Putting water over the fire won't do, considering that your fire is not your regular Oxygen fuelled CO2 spitting fire and is rather a ginormous fusion reactor.
Artwork by ME! |
The typical fire will burn hot, a burning matchstick at the time it hits the ignition point is around 600 - 800 C (1112 - 1472 F). To put fires caused by wood or any non oil flaming material use use plain old water. Water has a large heat capacity and is really good at lowering the ignition temperature of burning objects so that they don't burn anymore....
But the Sun isn't your average campfire. The energy output of the sun is about 3.28 X 10^26 J/s.
3.28 X 10^26 J/s is the energy to melt a bridge of ice 3.2 km (2 miles) wide and 1.6 km (1 mile) thick stretching from the Earth to the Sun (1.49 X 10^11 m) in ONE SECOND!

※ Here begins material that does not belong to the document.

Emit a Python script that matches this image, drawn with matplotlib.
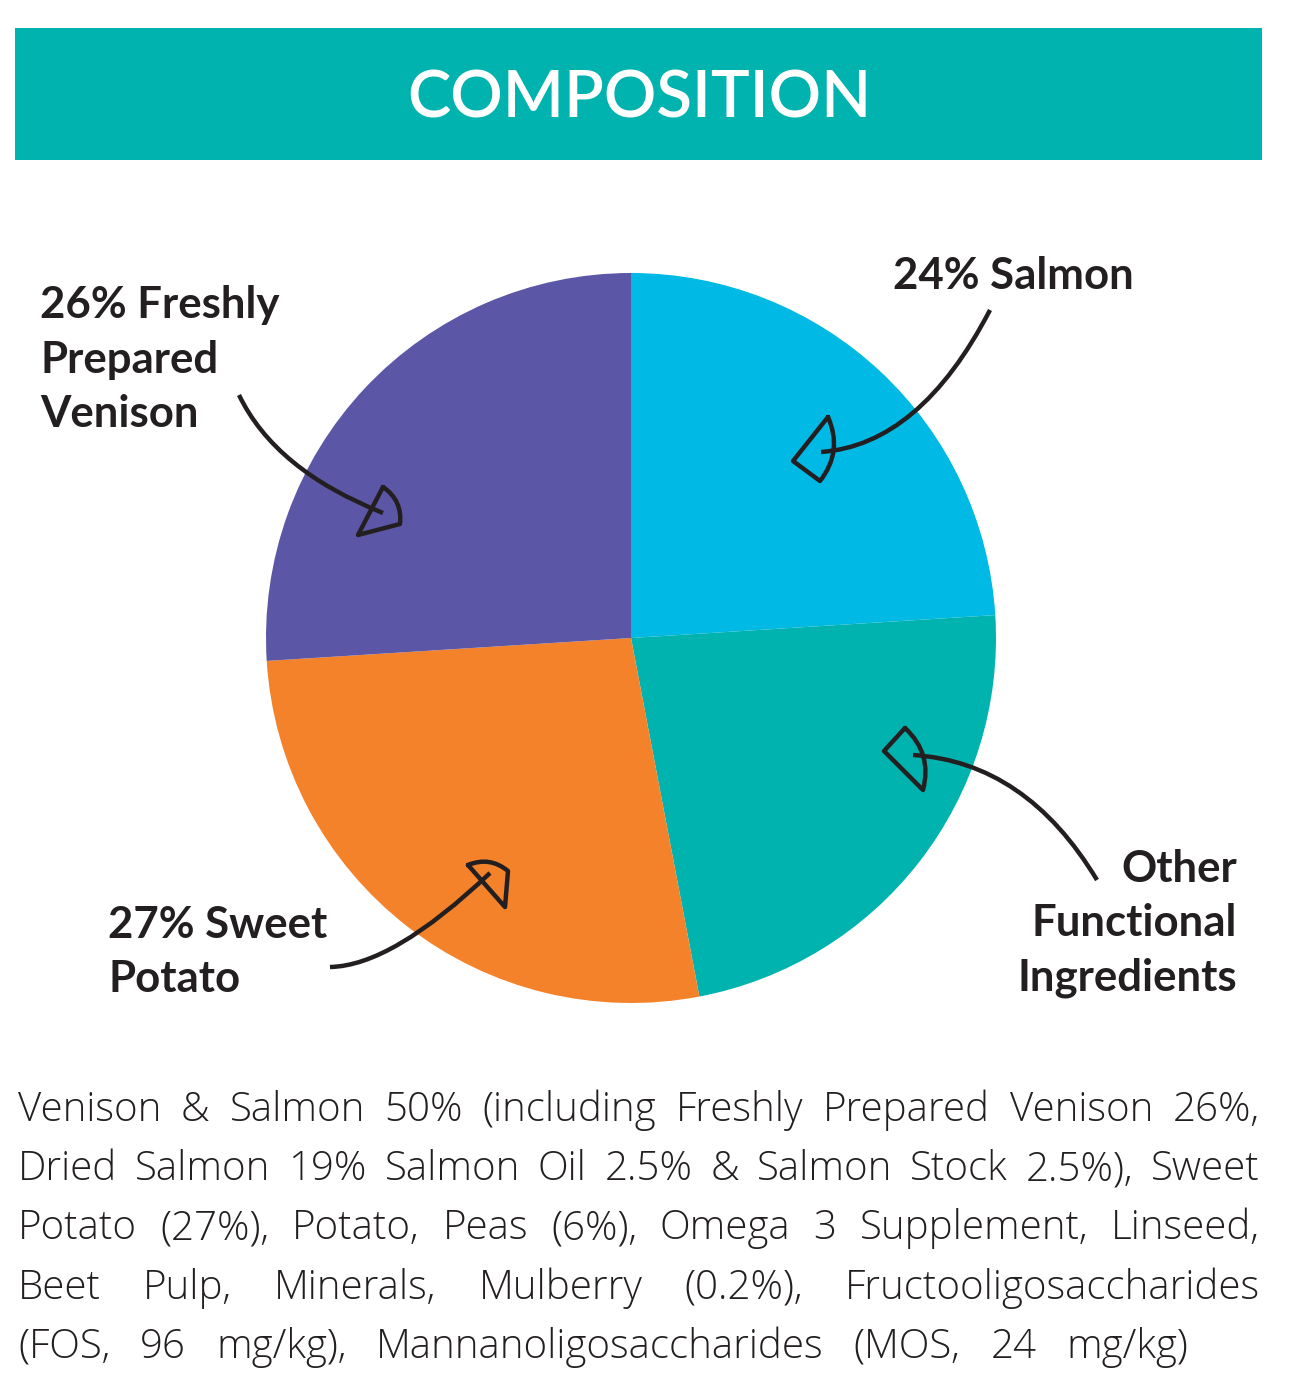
import matplotlib
matplotlib.use("Agg")
import matplotlib.pyplot as plt
import numpy as np
from matplotlib.patches import Rectangle, PathPatch
from matplotlib.path import Path

# ---------------- data ----------------
title = "COMPOSITION"
categories = ["Salmon", "Other Functional Ingredients", "Sweet Potato", "Freshly Prepared Venison"]
shares = [24, 23, 27, 26]
label_lines = [
    ["24% Salmon"],
    ["Other", "Functional", "Ingredients"],
    ["27% Sweet", "Potato"],
    ["26% Freshly", "Prepared", "Venison"],
]
slice_colors = ["#00B9E5", "#00B3AE", "#F3822A", "#5B57A6"]
body_lines = [
    "Venison & Salmon 50% (including Freshly Prepared Venison 26%,",
    "Dried Salmon 19% Salmon Oil 2.5% & Salmon Stock 2.5%), Sweet",
    "Potato (27%), Potato, Peas (6%), Omega 3 Supplement, Linseed,",
    "Beet Pulp, Minerals, Mulberry (0.2%), Fructooligosaccharides",
    "(FOS, 96 mg/kg), Mannanoligosaccharides (MOS, 24 mg/kg)",
]

# ---------------- figure ----------------
W, H = 1314, 1398
fig = plt.figure(figsize=(W / 100, H / 100), dpi=100)
ax = fig.add_axes([0, 0, 1, 1])

def Y(y):  # pixel-from-top -> data y
    return H - y

ink = "#231F20"
FONT = "Lato"

# pie
ax.pie(shares, colors=slice_colors, startangle=90, counterclock=False,
       center=(631, Y(638)), radius=365, wedgeprops=dict(linewidth=0))
ax.set_xlim(0, W)
ax.set_ylim(0, H)
ax.set_aspect("auto")
ax.axis("off")

# header band
ax.add_patch(Rectangle((15, Y(160)), 1247, 132, facecolor="#00B3AF", edgecolor="none"))
ax.text(639, Y(117), title, color="white", fontsize=47, fontfamily=FONT,
        fontweight="semibold", ha="center", va="baseline")

# labels: (x, first baseline, line step, ha)
label_layout = [
    (893, 289, 54, "left"),
    (1237, 882, 54, "right"),
    (108, 938, 54, "left"),
    (40, 318, 54.5, "left"),
]
for lines, (x, y0, step, ha) in zip(label_lines, label_layout):
    for i, ln in enumerate(lines):
        ax.text(x, Y(y0 + i * step), ln, color=ink, fontsize=31.5, fontfamily=FONT,
                fontweight="bold", ha=ha, va="baseline")

# arrows (curve + hollow head with one rounded side), decorative
arrows = [
    ((990, 310), (920, 445), (821, 452), [(828, 417), (793, 461), (820, 481)], 2),
    ((1097, 880), (1026, 762), (913, 755), [(905, 728), (884, 751), (923, 790)], 2),
    ((330, 967), (392, 966), (490, 873), [(468, 865), (508, 871), (505, 907)], 0),
    ((239, 395), (275, 470), (383, 513), [(383, 487), (400, 524), (358, 535)], 0),
]

def head_path(pts, round_side, bulge=0.3):
    P = np.array([(x, Y(y)) for x, y in pts], dtype=float)
    cen = P.mean(axis=0)
    verts, codes = [tuple(P[0])], [Path.MOVETO]
    for k in range(3):
        a, b = P[k], P[(k + 1) % 3]
        if k == round_side:
            m = (a + b) / 2
            d = b - a
            n = np.array([-d[1], d[0]])
            n /= np.linalg.norm(n)
            if np.dot(n, m - cen) < 0:
                n = -n
            c = m + n * bulge * np.linalg.norm(d)
            verts += [tuple(c), tuple(b)]
            codes += [Path.CURVE3, Path.CURVE3]
        else:
            verts.append(tuple(b))
            codes.append(Path.LINETO)
    codes[-1] = codes[-1]
    return Path(verts, codes)

for p0, c, p2, head, rs in arrows:
    path = Path([(p0[0], Y(p0[1])), (c[0], Y(c[1])), (p2[0], Y(p2[1]))],
                [Path.MOVETO, Path.CURVE3, Path.CURVE3])
    ax.add_patch(PathPatch(path, facecolor="none", edgecolor=ink, linewidth=3.2,
                           capstyle="butt"))
    ax.add_patch(PathPatch(head_path(head, rs), facecolor="none", edgecolor=ink,
                           linewidth=3.2, joinstyle="round", capstyle="round"))

# body paragraph (justified; last line spans its own width)
renderer = fig.canvas.get_renderer()
left = 18
line_right = [1260, 1260, 1260, 1260, 1188]
base0, lstep = 1121, 59.2
body_kw = dict(color=ink, fontsize=29, fontfamily="Open Sans", fontweight="light",
               va="baseline")
for i, ln in enumerate(body_lines):
    yb = Y(base0 + i * lstep)
    words = ln.split(" ")
    objs = [ax.text(0, yb, w, ha="left", **body_kw) for w in words]
    widths = [o.get_window_extent(renderer).width for o in objs]
    gap = (line_right[i] - left - sum(widths)) / (len(words) - 1)
    x = left
    for o, w in zip(objs, widths):
        o.set_x(x)
        x += w + gap

fig.savefig("out.png", dpi=100)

And the sun is considered to be an average star in the Universe!
Thats ALOT. But what we are about to do is a heck ton lot more.....
But hey let's get in to this deeper and see how the Sun actually "burns"
How does the Sun work?
The story begins in the heart of the Sun's core where the temperature exceeds 15 million Kelvin! Due to the immense gravitational pressure at the core 2 Hydrogen nuclei fuse to form Helium - 4. The Sun does this to about 6000 tonnes of Hydrogen every second!

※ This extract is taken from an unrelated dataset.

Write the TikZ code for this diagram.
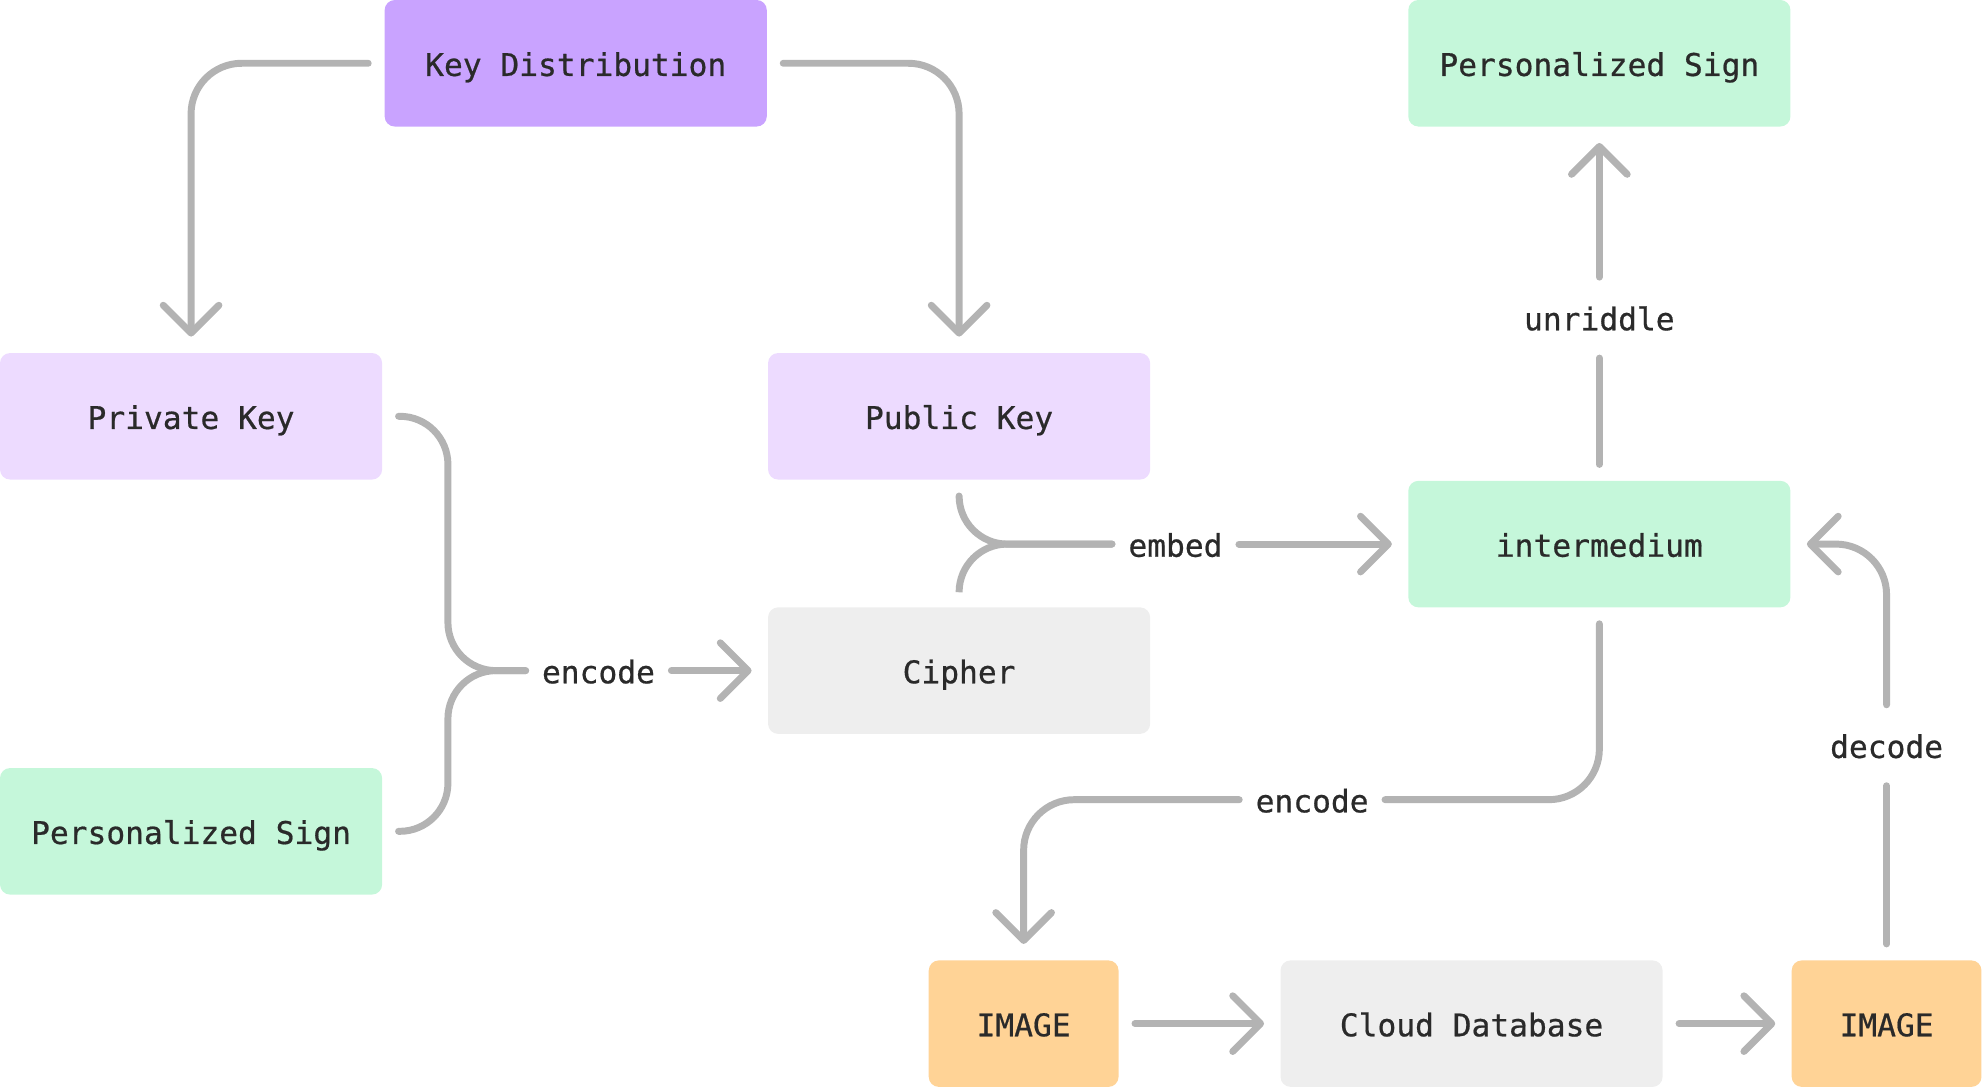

Since the Helium nucleus is smaller than 2 Hydrogen atoms the difference in energy by Einsteins equation (E = mc^2 ) is released in form of all types of wavelengths of light.
This photon then bumps into around 10^25 other gas molecules before it get to the surface. The photon basically takes around 100,000 years just to get to the surface of the sun, where then its spewed out into our cold cold solar system.
Sun viewed in different wavelengths. |
Remember how the Sun produces energy by fusing atoms mainly Hydrogen? Well guess what you just did chuck water at the Sun, and water consists of Hydrogen and Oxygen.
Every star in the universe is powered by its own fuel. If its big then it will burn through its fuel faster, if it is small then it will burn through its fuel slower. The more massive a star gets the lower is its life expectancy.
And by chucking water at the Sun you did indeed increase its mass and add fuel to the fire. But what happens to the Oxygen? The Oxygen to gets used up in a cycle called the CNO cycle.
So yeah that's a start but how much water should I throw at the sun to bring its life expectancy down?
The Vsauce video : Guns in space discusses this question briefly. The video says that 20 solar masses ( 1 solar mass = 2 X 10^30 kg) of water would reduce the Suns life expectancy to a couple of hundred millions years.
But 20 Solar masses of water. That number is so large that we would require 1.5 X 10^7 Earths to have that much water. (Amount of water on Earth = 1.26 X 10^21 kg).
The other way could be to stop the fusion reaction completely., would be to take all of that 20 SM of water and chuck it at the sun in such a way that it goes right through the core and lower the sun's internal temperature. You could stop all the fusion going on and that would be very bad!
To just give you an idea of how powerful a fusion reaction is compared to a fission reaction?
What do you think will be brighter? A supernova from the distance of 1 AU, or a nuclear weapon detonated a centimetre above your eye? (Assuming you are Wolverine and can survive both.)
The supernova would be by 9 orders of magnitude!
Thats how powerful a fusion reaction is. Besides water what else could we chuck into the Sun?
This question gets asked a lot : Why don't we throw our nuclear waste in the Sun?
Good question but, should we? Firstly it would be very very expensive, getting a kilogram of anything to space costs $20,000. Secondly if the rocket happens to blow up. We would be screwed.